- _EXERCISE_
Omit every picture, and retype the lines that run from the beginning of the data below through the line containing "import pandas as pd", inclusive.

- _MATERIAL FOR THE TASK_
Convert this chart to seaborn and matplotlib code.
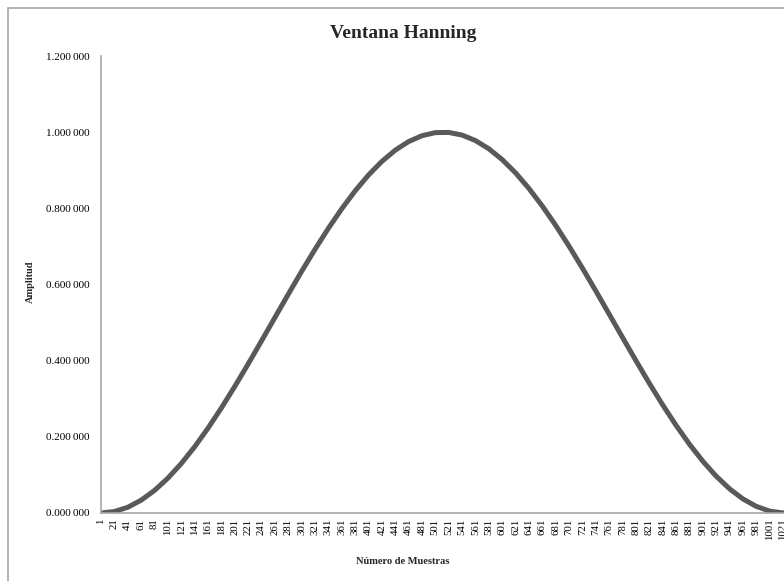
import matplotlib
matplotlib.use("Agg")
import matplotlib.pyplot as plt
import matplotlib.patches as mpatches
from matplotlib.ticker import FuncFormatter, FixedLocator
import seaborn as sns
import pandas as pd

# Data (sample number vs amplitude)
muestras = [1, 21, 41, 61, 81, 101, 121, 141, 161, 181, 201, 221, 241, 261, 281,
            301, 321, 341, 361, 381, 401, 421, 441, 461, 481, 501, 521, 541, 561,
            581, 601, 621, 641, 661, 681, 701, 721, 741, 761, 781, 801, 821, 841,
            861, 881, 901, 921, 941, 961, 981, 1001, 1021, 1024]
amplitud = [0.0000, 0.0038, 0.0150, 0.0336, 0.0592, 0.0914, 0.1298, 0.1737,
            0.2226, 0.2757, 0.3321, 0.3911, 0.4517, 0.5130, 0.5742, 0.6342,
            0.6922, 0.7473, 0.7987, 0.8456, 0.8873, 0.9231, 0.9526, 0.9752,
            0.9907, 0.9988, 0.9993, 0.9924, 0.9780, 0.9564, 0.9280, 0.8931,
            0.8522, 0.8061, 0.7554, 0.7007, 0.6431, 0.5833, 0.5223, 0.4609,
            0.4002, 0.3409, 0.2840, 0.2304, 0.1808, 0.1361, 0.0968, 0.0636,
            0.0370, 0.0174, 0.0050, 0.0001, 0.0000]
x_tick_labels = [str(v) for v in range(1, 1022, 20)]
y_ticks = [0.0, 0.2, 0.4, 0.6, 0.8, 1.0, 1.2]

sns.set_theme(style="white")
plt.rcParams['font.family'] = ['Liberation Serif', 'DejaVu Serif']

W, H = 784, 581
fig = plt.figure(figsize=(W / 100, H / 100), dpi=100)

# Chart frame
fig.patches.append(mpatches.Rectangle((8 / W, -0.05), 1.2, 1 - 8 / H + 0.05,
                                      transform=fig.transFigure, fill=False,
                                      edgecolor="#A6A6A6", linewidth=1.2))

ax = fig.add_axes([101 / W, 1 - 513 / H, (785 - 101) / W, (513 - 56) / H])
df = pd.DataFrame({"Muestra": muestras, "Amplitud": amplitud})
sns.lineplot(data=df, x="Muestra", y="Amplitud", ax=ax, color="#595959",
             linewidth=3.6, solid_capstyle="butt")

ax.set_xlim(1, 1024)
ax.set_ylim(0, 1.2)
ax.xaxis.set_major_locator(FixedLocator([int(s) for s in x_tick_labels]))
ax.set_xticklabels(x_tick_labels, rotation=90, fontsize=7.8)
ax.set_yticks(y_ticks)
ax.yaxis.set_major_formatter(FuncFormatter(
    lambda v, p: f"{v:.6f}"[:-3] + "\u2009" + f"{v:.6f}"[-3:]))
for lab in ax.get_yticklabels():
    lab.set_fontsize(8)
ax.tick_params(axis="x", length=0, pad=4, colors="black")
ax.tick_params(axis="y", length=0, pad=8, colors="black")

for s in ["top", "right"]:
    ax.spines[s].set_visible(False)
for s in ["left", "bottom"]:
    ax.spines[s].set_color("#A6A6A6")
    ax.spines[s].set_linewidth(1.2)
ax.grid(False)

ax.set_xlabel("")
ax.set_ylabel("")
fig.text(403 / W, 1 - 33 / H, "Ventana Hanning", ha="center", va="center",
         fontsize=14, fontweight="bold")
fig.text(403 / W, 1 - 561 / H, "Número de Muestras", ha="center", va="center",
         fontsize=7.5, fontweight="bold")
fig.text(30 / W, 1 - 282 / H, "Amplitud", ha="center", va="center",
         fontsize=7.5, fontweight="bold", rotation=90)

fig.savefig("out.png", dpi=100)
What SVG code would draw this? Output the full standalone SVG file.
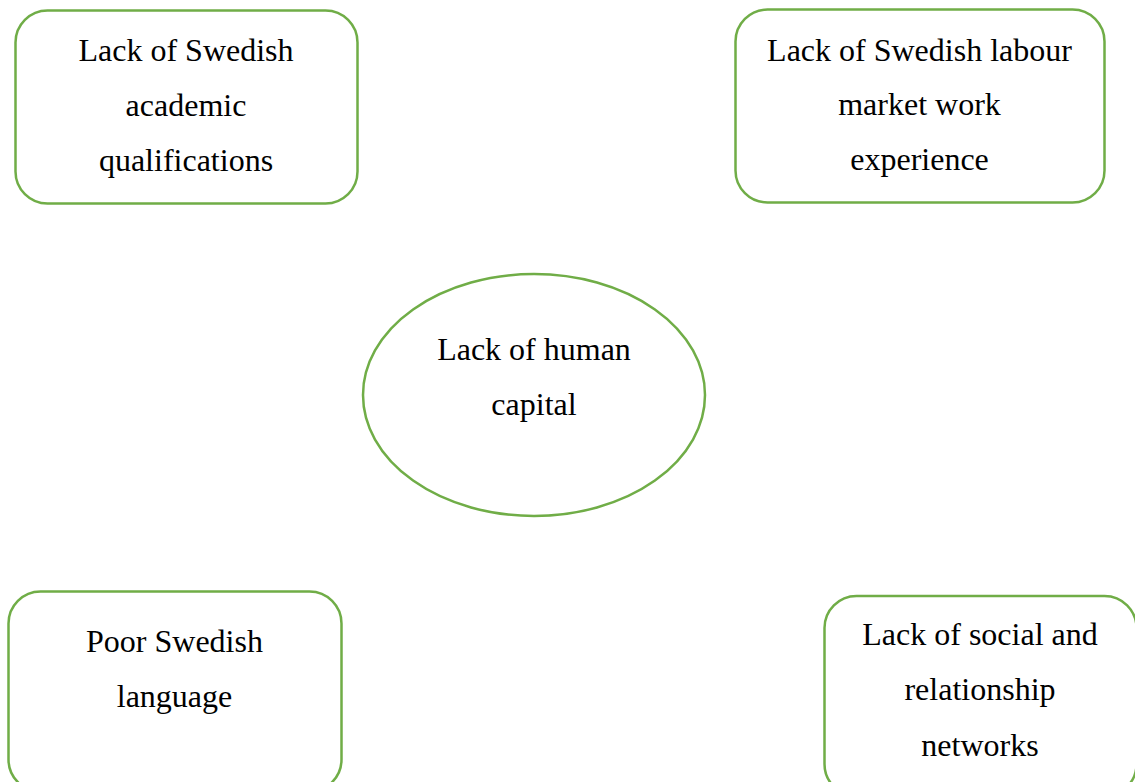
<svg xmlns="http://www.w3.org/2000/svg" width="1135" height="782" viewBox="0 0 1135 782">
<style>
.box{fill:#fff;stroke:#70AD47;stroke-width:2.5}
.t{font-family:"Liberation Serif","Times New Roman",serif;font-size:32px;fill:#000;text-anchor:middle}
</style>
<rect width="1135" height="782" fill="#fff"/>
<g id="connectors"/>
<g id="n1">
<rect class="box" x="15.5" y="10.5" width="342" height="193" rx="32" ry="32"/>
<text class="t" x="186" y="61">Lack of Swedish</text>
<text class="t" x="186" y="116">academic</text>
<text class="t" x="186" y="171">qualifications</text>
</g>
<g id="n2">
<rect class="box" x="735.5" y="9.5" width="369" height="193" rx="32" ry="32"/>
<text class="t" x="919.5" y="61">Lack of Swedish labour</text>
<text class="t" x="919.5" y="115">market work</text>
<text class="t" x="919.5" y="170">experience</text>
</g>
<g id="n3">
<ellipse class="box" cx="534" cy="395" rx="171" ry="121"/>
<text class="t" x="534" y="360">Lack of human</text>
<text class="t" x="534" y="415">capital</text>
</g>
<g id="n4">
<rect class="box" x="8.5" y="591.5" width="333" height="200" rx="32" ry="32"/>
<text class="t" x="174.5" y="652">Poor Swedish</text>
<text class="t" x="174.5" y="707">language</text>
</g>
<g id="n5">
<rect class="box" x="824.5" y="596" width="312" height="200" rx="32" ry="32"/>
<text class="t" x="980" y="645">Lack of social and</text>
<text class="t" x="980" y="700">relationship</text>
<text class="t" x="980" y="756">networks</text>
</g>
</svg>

- _TASK SOLUTION_
Convert this chart to seaborn and matplotlib code.
import matplotlib
matplotlib.use("Agg")
import matplotlib.pyplot as plt
import matplotlib.patches as mpatches
from matplotlib.ticker import FuncFormatter, FixedLocator
import seaborn as sns
import pandas as pd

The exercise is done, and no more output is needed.